[Stated goal]: In your copy, leave out the pictures; write out all the data exactly.

# start of Material

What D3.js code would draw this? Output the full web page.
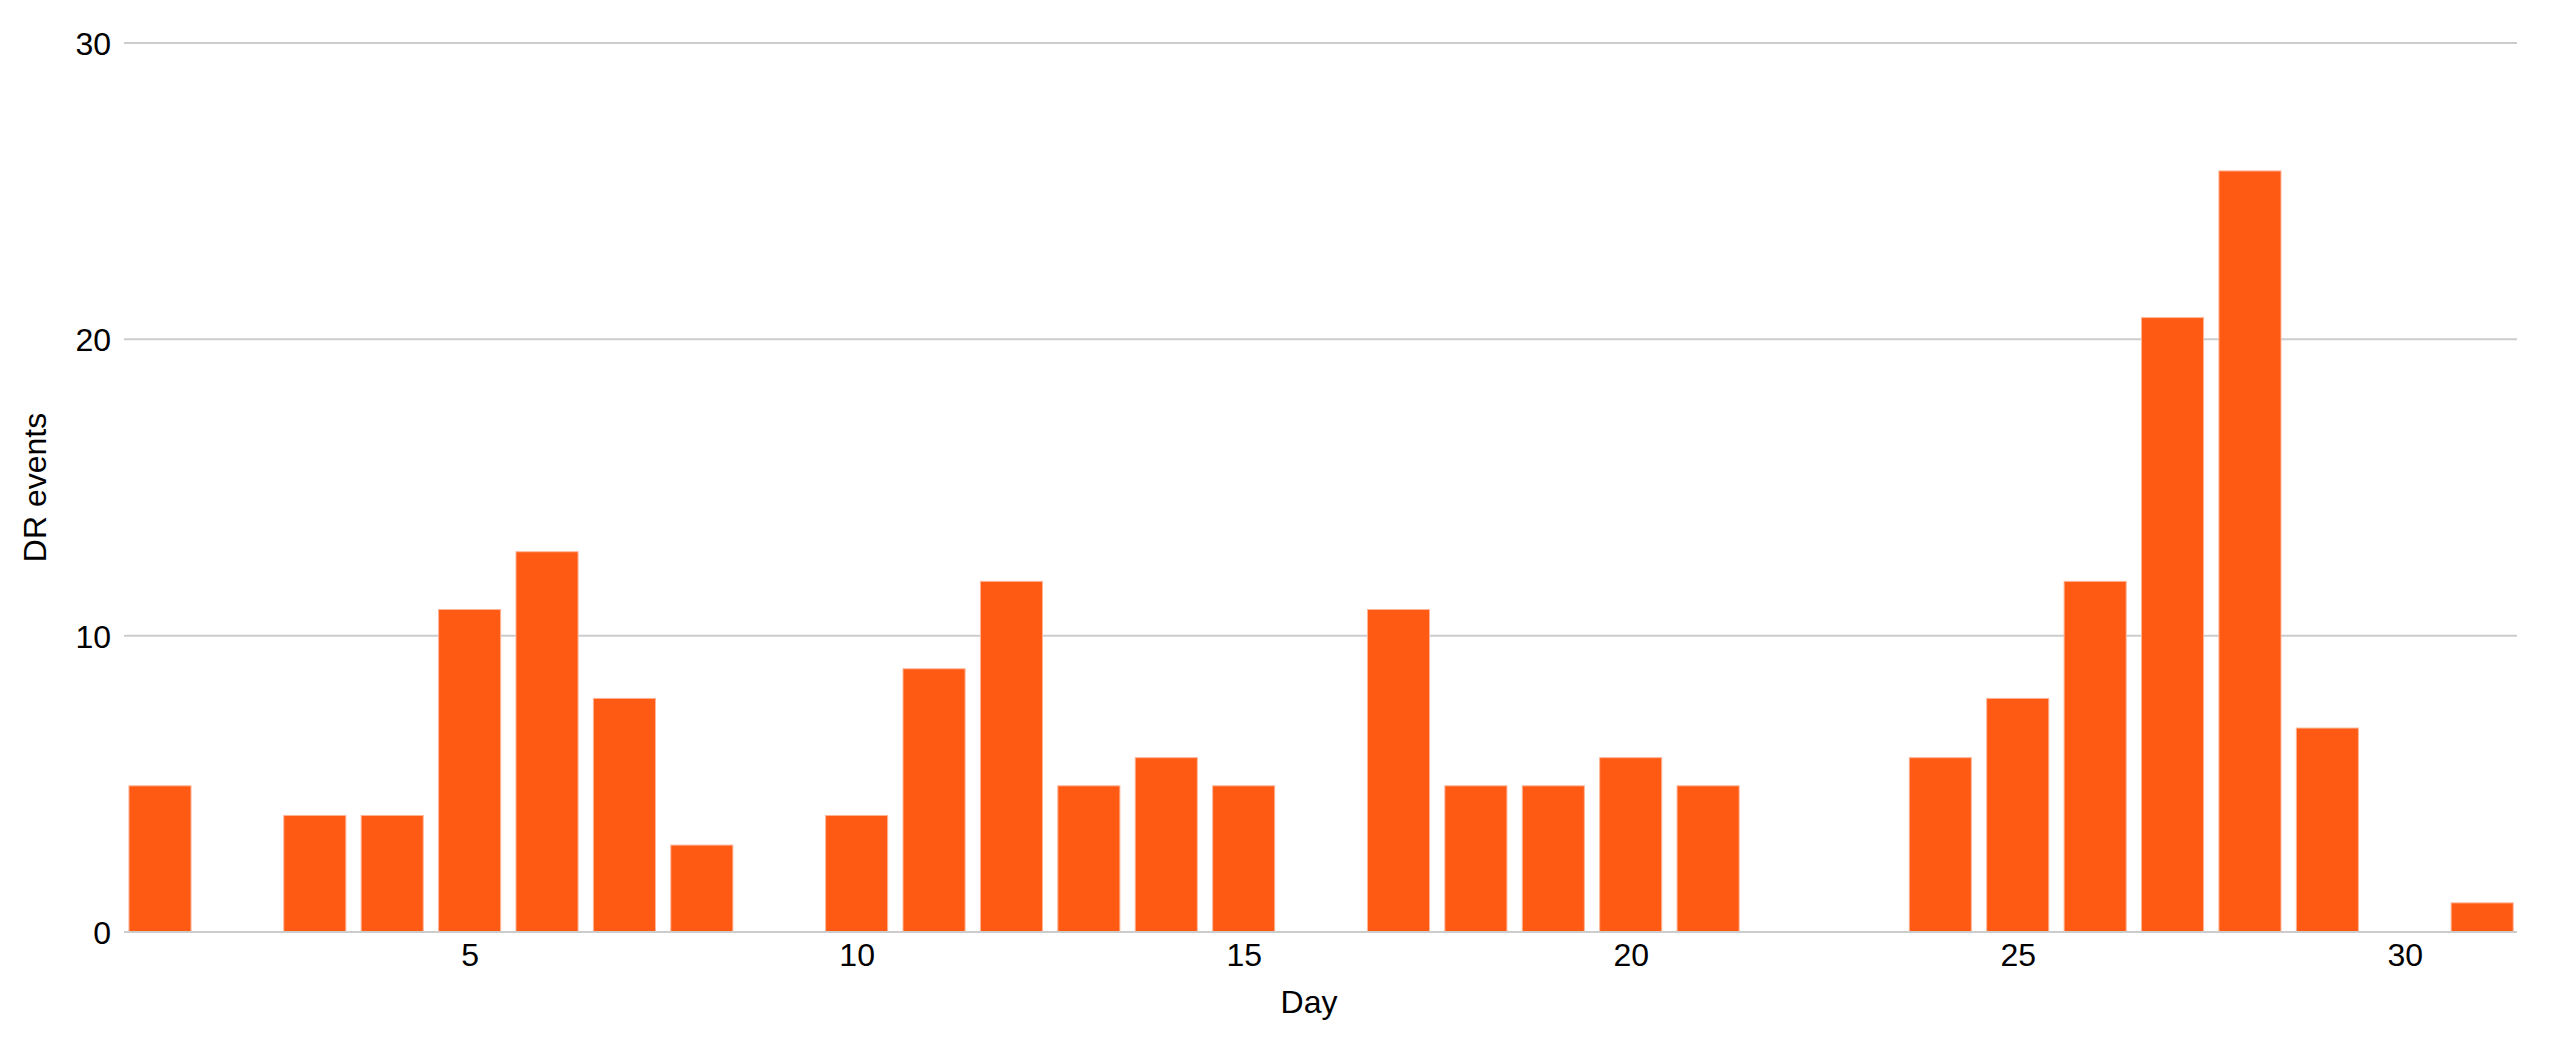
<!DOCTYPE html>
<html>
<head>
<meta charset="utf-8">
<script src="https://cdn.jsdelivr.net/npm/d3@7"></script>
<style>
  body { margin: 0; background: #fff; }
  .chart text { font-family: "Liberation Sans", Arial, sans-serif; fill: #000; }
</style>
</head>
<body>
<div class="chart"></div>
<script>
const days = d3.range(1, 32);
const drEvents = [4.95, 0, 3.95, 3.95, 10.9, 12.85, 7.9, 2.95, 0, 3.95, 8.9, 11.85, 4.95, 5.9, 4.95, 0,
  10.9, 4.95, 4.95, 5.9, 4.95, 0, 0, 5.9, 7.9, 11.85, 20.75, 25.7, 6.9, 0, 1.0];
const xTicks = [5, 10, 15, 20, 25, 30];
const yTicks = [0, 10, 20, 30];

const width = 2550, height = 1042;
const margin = { top: 43, right: 33, bottom: 110, left: 124 };

const svg = d3.select(".chart").append("svg")
  .attr("width", width)
  .attr("height", height);

const x = d3.scaleLinear()
  .domain([0.535, 31.45])
  .range([margin.left, width - margin.right]);

const y = d3.scaleLinear()
  .domain([0, 30])
  .range([height - margin.bottom, margin.top]);

const barW = 0.815; // in days

// gridlines
svg.append("g").selectAll("line").data(yTicks).join("line")
  .attr("x1", margin.left).attr("x2", width - margin.right)
  .attr("y1", d => y(d)).attr("y2", d => y(d))
  .attr("stroke", "#cccccc").attr("stroke-width", 2);

// bars
svg.append("g").selectAll("rect").data(days).join("rect")
  .attr("x", d => x(d - barW / 2) + 0.5)
  .attr("width", x(barW) - x(0) - 1)
  .attr("y", (d, i) => y(drEvents[i]) + 0.5)
  .attr("height", (d, i) => Math.max(0, y(0) - y(drEvents[i]) - 0.5))
  .attr("fill", "#ff5a14")
  .attr("stroke", (d, i) => drEvents[i] > 0 ? "#ffb598" : "none")
  .attr("stroke-width", 1);

// baseline on top
svg.append("line")
  .attr("x1", margin.left).attr("x2", width - margin.right)
  .attr("y1", y(0)).attr("y2", y(0))
  .attr("stroke", "#cccccc").attr("stroke-width", 2);

// y axis labels
const yAxis = svg.append("g")
  .attr("transform", `translate(${margin.left - 13},0)`)
  .call(d3.axisLeft(y).tickValues(yTicks).tickSize(0).tickPadding(0));
yAxis.select(".domain").remove();
yAxis.selectAll("text").attr("font-size", 32).attr("dy", "0.36em");

// x axis labels
const xAxis = svg.append("g")
  .attr("transform", `translate(0,${y(0)})`)
  .call(d3.axisBottom(x).tickValues(xTicks).tickSize(0).tickPadding(11));
xAxis.select(".domain").remove();
xAxis.selectAll("text").attr("font-size", 32).attr("dy", "0.72em");

// titles
svg.append("text")
  .attr("x", 1309).attr("y", 1013)
  .attr("text-anchor", "middle")
  .attr("font-size", 32)
  .text("Day");

svg.append("text")
  .attr("transform", `translate(46,${(y(0) + y(30)) / 2}) rotate(-90)`)
  .attr("text-anchor", "middle")
  .attr("font-size", 32)
  .text("DR events");
</script>
</body>
</html>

# end of Material

[Solution to the problem]:
What D3.js code would draw this? Output the full web page.
<!DOCTYPE html>
<html>
<head>
<meta charset="utf-8">
<script src="https://cdn.jsdelivr.net/npm/d3@7"></script>
<style>
  body { margin: 0; background: #fff; }
  .chart text { font-family: "Liberation Sans", Arial, sans-serif; fill: #000; }
</style>
</head>
<body>
<div class="chart"></div>
<script>
const days = d3.range(1, 32);
const drEvents = [4.95, 0, 3.95, 3.95, 10.9, 12.85, 7.9, 2.95, 0, 3.95, 8.9, 11.85, 4.95, 5.9, 4.95, 0,
  10.9, 4.95, 4.95, 5.9, 4.95, 0, 0, 5.9, 7.9, 11.85, 20.75, 25.7, 6.9, 0, 1.0];
const xTicks = [5, 10, 15, 20, 25, 30];
const yTicks = [0, 10, 20, 30];

const width = 2550, height = 1042;
const margin = { top: 43, right: 33, bottom: 110, left: 124 };

const svg = d3.select(".chart").append("svg")
  .attr("width", width)
  .attr("height", height);

const x = d3.scaleLinear()
  .domain([0.535, 31.45])
  .range([margin.left, width - margin.right]);

const y = d3.scaleLinear()
  .domain([0, 30])
  .range([height - margin.bottom, margin.top]);

const barW = 0.815; // in days

// gridlines
svg.append("g").selectAll("line").data(yTicks).join("line")
  .attr("x1", margin.left).attr("x2", width - margin.right)
  .attr("y1", d => y(d)).attr("y2", d => y(d))
  .attr("stroke", "#cccccc").attr("stroke-width", 2);

// bars
svg.append("g").selectAll("rect").data(days).join("rect")
  .attr("x", d => x(d - barW / 2) + 0.5)
  .attr("width", x(barW) - x(0) - 1)
  .attr("y", (d, i) => y(drEvents[i]) + 0.5)
  .attr("height", (d, i) => Math.max(0, y(0) - y(drEvents[i]) - 0.5))
  .attr("fill", "#ff5a14")
  .attr("stroke", (d, i) => drEvents[i] > 0 ? "#ffb598" : "none")
  .attr("stroke-width", 1);

// baseline on top
svg.append("line")
  .attr("x1", margin.left).attr("x2", width - margin.right)
  .attr("y1", y(0)).attr("y2", y(0))
  .attr("stroke", "#cccccc").attr("stroke-width", 2);

// y axis labels
const yAxis = svg.append("g")
  .attr("transform", `translate(${margin.left - 13},0)`)
  .call(d3.axisLeft(y).tickValues(yTicks).tickSize(0).tickPadding(0));
yAxis.select(".domain").remove();
yAxis.selectAll("text").attr("font-size", 32).attr("dy", "0.36em");

// x axis labels
const xAxis = svg.append("g")
  .attr("transform", `translate(0,${y(0)})`)
  .call(d3.axisBottom(x).tickValues(xTicks).tickSize(0).tickPadding(11));
xAxis.select(".domain").remove();
xAxis.selectAll("text").attr("font-size", 32).attr("dy", "0.72em");

// titles
svg.append("text")
  .attr("x", 1309).attr("y", 1013)
  .attr("text-anchor", "middle")
  .attr("font-size", 32)
  .text("Day");

svg.append("text")
  .attr("transform", `translate(46,${(y(0) + y(30)) / 2}) rotate(-90)`)
  .attr("text-anchor", "middle")
  .attr("font-size", 32)
  .text("DR events");
</script>
</body>
</html>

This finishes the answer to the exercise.